As the pace of living grows faster and the impact of new technologies more insistent, communications become hurried and impersonal. The drive for profit overrides the heart. Warmth and genuine presence fade. Now, on its tenth anniversary, Ferrucci’s groundbreaking book, THE POWER OF KINDNESS, is more relevant than ever. Here are three tips on how to combat this global cooling and rediscover the power of kindness:
Each of us is born with empathy—a newborn cries in the presence of other crying babies. With nurturing, empathy becomes the capacity to understand other people’s feelings and points of view, to identify with them. Unfortunately, far too often, we become obsessed with our own oppressive thoughts, worries, and desires. Don’t forget to be empathetic. Closing ourselves to other people makes us imbalanced, whereas participating in their lives helps us to be healthier and happier.
In its most essential form, generosity is giving something of ourselves over for the benefit of others. It could be our possessions, our time, or our energy. But, too often, our sense of property and entitlement keeps us from generosity. When we learn to let go and conquer these fears, we learn to be generous. An act of generosity may make us feel less equipped and secure, but by providing for others, we make the world just a little bit kinder.

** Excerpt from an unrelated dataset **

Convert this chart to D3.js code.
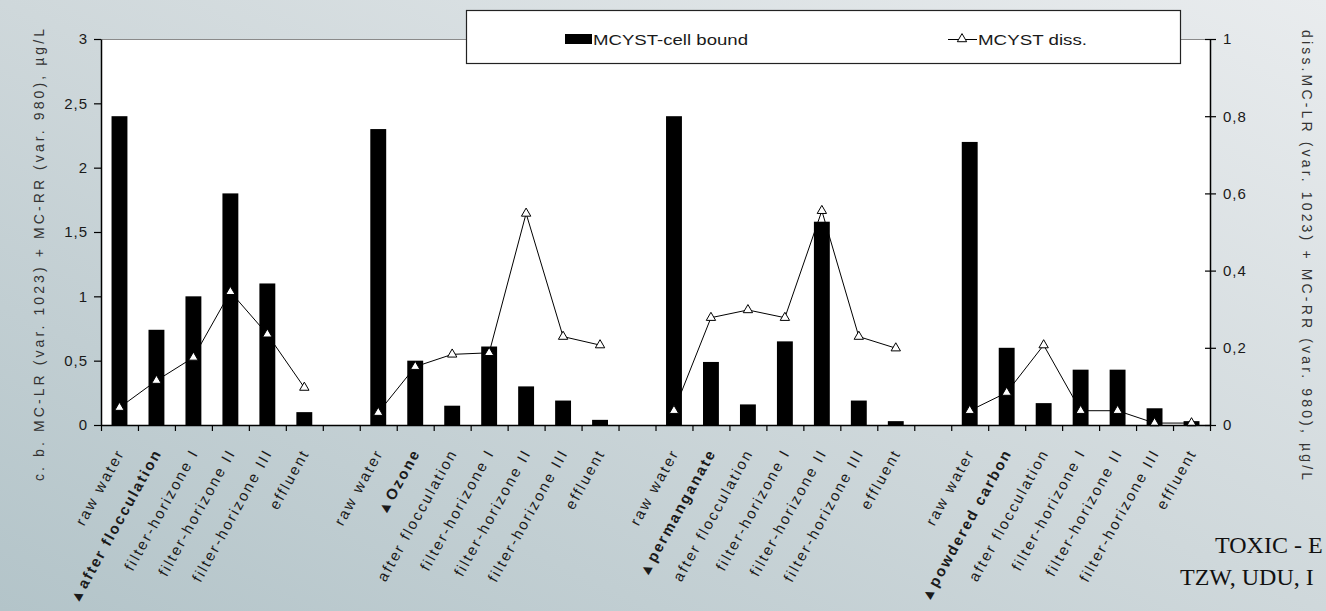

We all know how it feels to be seen as less than what we are. We feel that we are treated as if we were another person—an unrecognizable version of ourselves. It happens all too often. After all, who can be bothered to take the time to know us truly? We can combat this with respect, and respect begins simply with seeing and hearing one another. Take the time to open yourself to others’ needs and experiences without judgement, unsolicited advice, and unnecessary pressure. Such a simple act of kindness resonates by multitudes.